É vítima aquele que é sujeito à violência ou ameaça, o que deixa de fazer ou tolerar que se faça alguma coisa, e, ainda, o que sofre o prejuízo jurídico.

Para Heleno Cláudio Fragoso (Lições de direito penal, parte especial, 7ª edição, pág. 306) a ação incriminada é, fundamentalmente, um constrangimento ilegal, que se pratica com o fim de se obter indevida vantagem econômica. Consiste em constranger alguém a fazer, tolerar que se faça ou deixar de fazer alguma coisa. Diz ele que o processo executivo da extorsão deverá ser a violência ou grave ameaça. Ora, são precisamente os meios de execução que distinguem este crime do estelionato, pois, neste último, a vantagem indevida se obtém mediante fraude, pois o agente induz o lesado em erro, levando-o, assim, a praticar a ação que pretende.
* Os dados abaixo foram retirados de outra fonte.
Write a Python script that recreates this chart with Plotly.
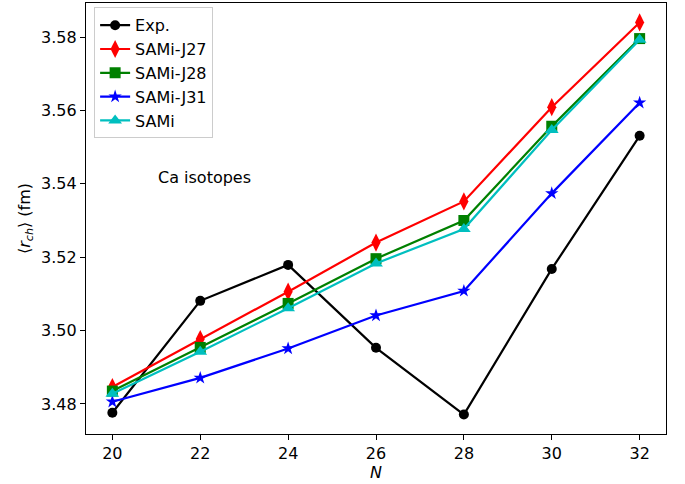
import plotly.graph_objects as go

N = [20, 22, 24, 26, 28, 30, 32]
exp_r = [3.4776, 3.5081, 3.5179, 3.4953, 3.4771, 3.5168, 3.5531]
j27 = [3.4846, 3.4977, 3.5106, 3.5240, 3.5352, 3.5609, 3.5840]
j28 = [3.4835, 3.4954, 3.5074, 3.5196, 3.5300, 3.5557, 3.5796]
sami = [3.4828, 3.4942, 3.5061, 3.5183, 3.5277, 3.5547, 3.5793]
j31 = [3.4806, 3.4871, 3.4951, 3.5041, 3.5108, 3.5374, 3.5621]
xticks = [20, 22, 24, 26, 28, 30, 32]
yticks = [3.48, 3.50, 3.52, 3.54, 3.56, 3.58]

series = [
    ("Exp.", exp_r, "black", "circle", 10),
    ("SAMi-J27", j27, "red", "diamond-tall", 13),
    ("SAMi-J28", j28, "green", "square", 11),
    ("SAMi-J31", j31, "blue", "star", 10),
    ("SAMi", sami, "#00bfbf", "triangle-up", 12),
]

FS = 16

fig = go.Figure()
for name, ys, col, sym, ms in series:
    fig.add_trace(go.Scatter(
        x=N, y=ys, name=name, mode="lines+markers",
        line=dict(color=col, width=2.2),
        marker=dict(symbol=sym, size=ms, color=col, line=dict(width=0)),
    ))

fig.add_annotation(x=21, y=3.5417, xref="x", yref="y", text="Ca isotopes",
                   showarrow=False, xanchor="left", yanchor="middle",
                   font=dict(size=FS, color="black"))

axis_common = dict(showline=True, linecolor="black", linewidth=1.2, mirror=True,
                   ticks="outside", ticklen=5, tickwidth=1, tickcolor="black",
                   showgrid=False, zeroline=False, automargin=False,
                   tickfont=dict(size=FS, color="black"))

fig.update_layout(
    width=685, height=484,
    margin=dict(l=86, r=19, t=3, b=50),
    paper_bgcolor="white", plot_bgcolor="white",
    font=dict(family="DejaVu Sans", color="black"),
    xaxis=dict(range=[19.4, 32.6], tickvals=xticks,
               title=dict(text="<i>N</i>", font=dict(size=FS), standoff=2),
               **axis_common),
    yaxis=dict(range=[3.4718, 3.5893], tickvals=yticks, tickformat=".2f",
               title=dict(text="⟨<i>r</i><sub><i>ch</i></sub>⟩ (fm)", font=dict(size=FS), standoff=6),
               **axis_common),
    legend=dict(x=0.014, y=0.99, xanchor="left", yanchor="top",
                bgcolor="rgba(255,255,255,0.8)", bordercolor="#cccccc", borderwidth=1,
                font=dict(size=FS), itemwidth=30, tracegroupgap=0),
    showlegend=True,
)

fig.write_html("out.html", config={"displayModeBar": False},
               post_script="document.body.style.margin='0';")
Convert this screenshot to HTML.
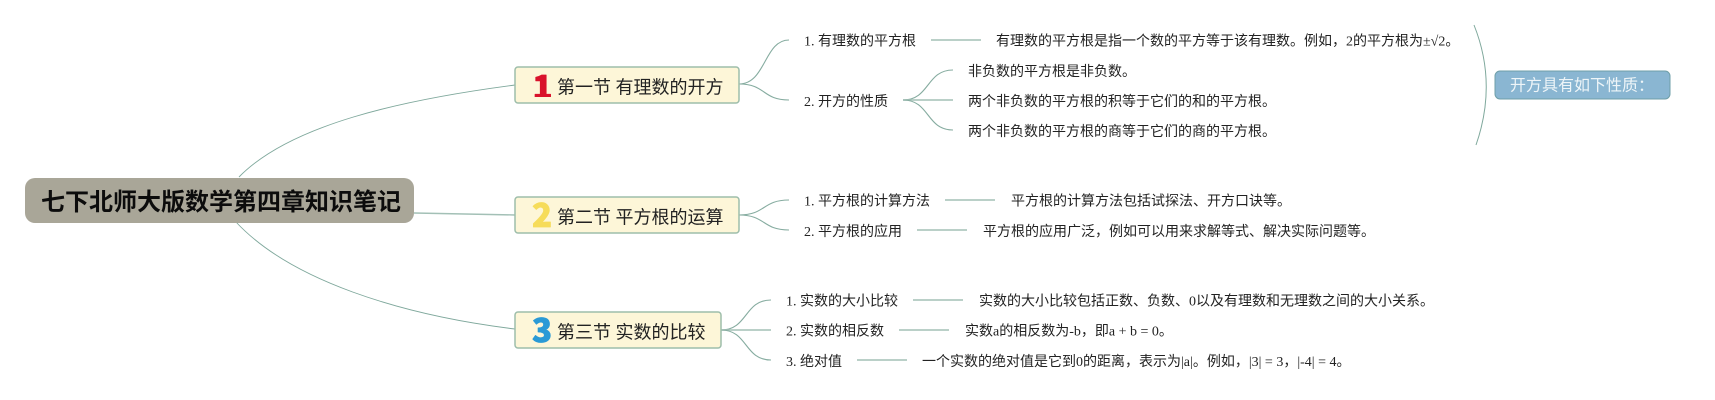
<!DOCTYPE html>
<html><head><meta charset="utf-8">
<style>
html,body{margin:0;padding:0;background:#fff;width:1715px;height:400px;overflow:hidden}
svg{display:block}
text{font-family:"Liberation Serif","Noto Sans CJK SC",sans-serif;fill:#222;dominant-baseline:central}
.c{font-size:14px}
.s{font-size:18px}
.l{fill:none;stroke:#86aca0;stroke-width:1.1}
.r{fill:none;stroke:#7fa89c;stroke-width:.9}
.t{fill:none;stroke:#a3c0b6;stroke-width:1.4}
.n{font-family:"Noto Sans CJK SC",sans-serif;font-weight:900;font-size:33px;text-anchor:middle;stroke-width:.8;stroke-linejoin:round}
</style></head><body>
<svg width="1715" height="400" viewBox="0 0 1715 400" xmlns="http://www.w3.org/2000/svg">
<defs><clipPath id="one"><rect x="530" y="68" width="26" height="29"/></clipPath></defs>
<!-- root connectors -->
<path class="r" d="M239 177C290 125 400 100 515 85"/>
<path class="t" d="M414 213L515 215"/>
<path class="r" d="M236 222C290 280 400 315 515 329"/>
<!-- section 1 connectors -->
<path class="l" d="M739 84C766 84 764 40 789 40"/>
<path class="l" d="M739 84C766 84 762 100 789 100"/>
<line class="t" x1="931" y1="40" x2="981" y2="40"/>
<path class="l" d="M903 100C930 100 926 70 953 70"/>
<path class="t" d="M903 100H953"/>
<path class="l" d="M903 100C930 100 926 130 953 130"/>
<!-- section 2 connectors -->
<path class="l" d="M739 215C766 215 762 200 789 200"/>
<path class="l" d="M739 215C766 215 762 230 789 230"/>
<line class="t" x1="945" y1="200" x2="995" y2="200"/>
<line class="t" x1="917" y1="230" x2="967" y2="230"/>
<!-- section 3 connectors -->
<path class="l" d="M721 330C748 330 744 300 771 300"/>
<path class="t" d="M721 330H771"/>
<path class="l" d="M721 330C748 330 744 360 771 360"/>
<line class="t" x1="913" y1="300" x2="963" y2="300"/>
<line class="t" x1="899" y1="330" x2="949" y2="330"/>
<line class="t" x1="857" y1="360" x2="907" y2="360"/>
<!-- summary bracket -->
<path d="M1474 25C1490 65 1490 105 1476 145" fill="none" stroke="#7fa89c" stroke-width="1"/>
<!-- root -->
<rect x="25" y="178" width="389" height="45" rx="10" fill="#a9a698"/>
<text x="41" y="203" font-size="24" font-weight="bold" style="fill:#0c0c0c">七下北师大版数学第四章知识笔记</text>
<!-- section boxes -->
<rect x="515" y="67" width="224" height="36" rx="3" fill="#fdf6d8" stroke="#9dbdaa" stroke-width="1.5"/>
<text class="n" x="542.5" y="85" clip-path="url(#one)" style="fill:#d9122b;stroke:#d9122b">1</text>
<text class="s" x="557" y="87.5">第一节 有理数的开方</text>
<rect x="515" y="197" width="224" height="36" rx="3" fill="#fdf6d8" stroke="#9dbdaa" stroke-width="1.5"/>
<text class="n" x="542" y="213" style="fill:#f6dc5a;stroke:#f6dc5a">2</text>
<text class="s" x="557" y="217.5">第二节 平方根的运算</text>
<rect x="515" y="312" width="206" height="36" rx="3" fill="#fdf6d8" stroke="#9dbdaa" stroke-width="1.5"/>
<text class="n" x="542" y="328" style="fill:#2a9ad6;stroke:#2a9ad6">3</text>
<text class="s" x="557" y="332.5">第三节 实数的比较</text>
<!-- section 1 text -->
<text class="c" x="804" y="42">1. 有理数的平方根</text>
<text class="c" x="996" y="42">有理数的平方根是指一个数的平方等于该有理数。例如，2的平方根为±√2。</text>
<text class="c" x="804" y="102.5">2. 开方的性质</text>
<text class="c" x="968" y="72.5">非负数的平方根是非负数。</text>
<text class="c" x="968" y="102.5">两个非负数的平方根的积等于它们的和的平方根。</text>
<text class="c" x="968" y="132.5">两个非负数的平方根的商等于它们的商的平方根。</text>
<!-- section 2 text -->
<text class="c" x="804" y="202">1. 平方根的计算方法</text>
<text class="c" x="1011" y="202">平方根的计算方法包括试探法、开方口诀等。</text>
<text class="c" x="804" y="232.5">2. 平方根的应用</text>
<text class="c" x="983" y="232.5">平方根的应用广泛，例如可以用来求解等式、解决实际问题等。</text>
<!-- section 3 text -->
<text class="c" x="786" y="302">1. 实数的大小比较</text>
<text class="c" x="979" y="302">实数的大小比较包括正数、负数、0以及有理数和无理数之间的大小关系。</text>
<text class="c" x="786" y="332">2. 实数的相反数</text>
<text class="c" x="965" y="332">实数a的相反数为-b，即a + b = 0。</text>
<text class="c" x="786" y="362.5">3. 绝对值</text>
<text class="c" x="922" y="362.5">一个实数的绝对值是它到0的距离，表示为|a|。例如，|3| = 3，|-4| = 4。</text>
<!-- summary box -->
<rect x="1495" y="71" width="175" height="28" rx="5" fill="#8ab6d2" stroke="#6f9fa8" stroke-width="1"/>
<text x="1510" y="86" font-size="16" style="fill:#eef5f8">开方具有如下性质：</text>
</svg>
</body></html>
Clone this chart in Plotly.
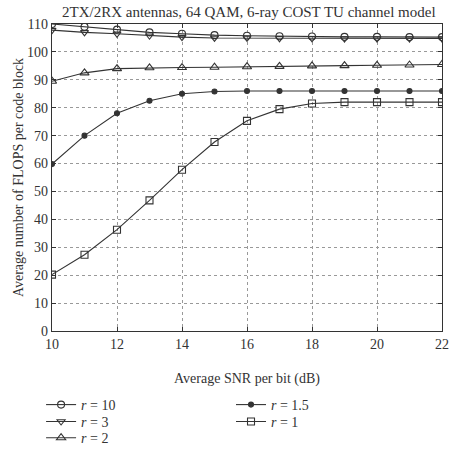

Ensinou Nelson Hungria (Comentários ao Código Penal, volume VII, pág. 69 e 70) que “uma das mais frequentes formas de extorsão é a praticada mediante ameaça de revelação de fatos escandalosos ou difamatórios, para coagir o ameaçado a comprar o silêncio do ameaçador. É a chantagem, dos franceses, ou blackmail dos ingleses”.

Certamente o constrangimento deve ser praticado com o propósito de obter, para si ou para outrem, indevida vantagem econômica. A questão do momento consumativo deste crime, perante a lei brasileira, levou a Magalhães Noronha (Crimes contra o patrimônio, I, 224) entender ser necessário a consumação, assim como algumas decisões (RF 181/343), para que o agente obtenha efetiva vantagem patrimonial. Nelson Hungria (obra citada, volume VII, pág. 71) e Oscar Stevenson (Direito penal, 1948, 36) entenderam que ser o crime formal, consumando-se com o resultado do constrangimento, sendo, para isso, irrelevante que o agente venha ou não a conseguir a vantagem pretendida.

Se confirmada a existência desse crime observar-se-á que a Lava-Jato chegou ao fundo do poço.

Mais do que uma operação política era um caso de polícia.

*É procurador da república aposentado com atuação no RN.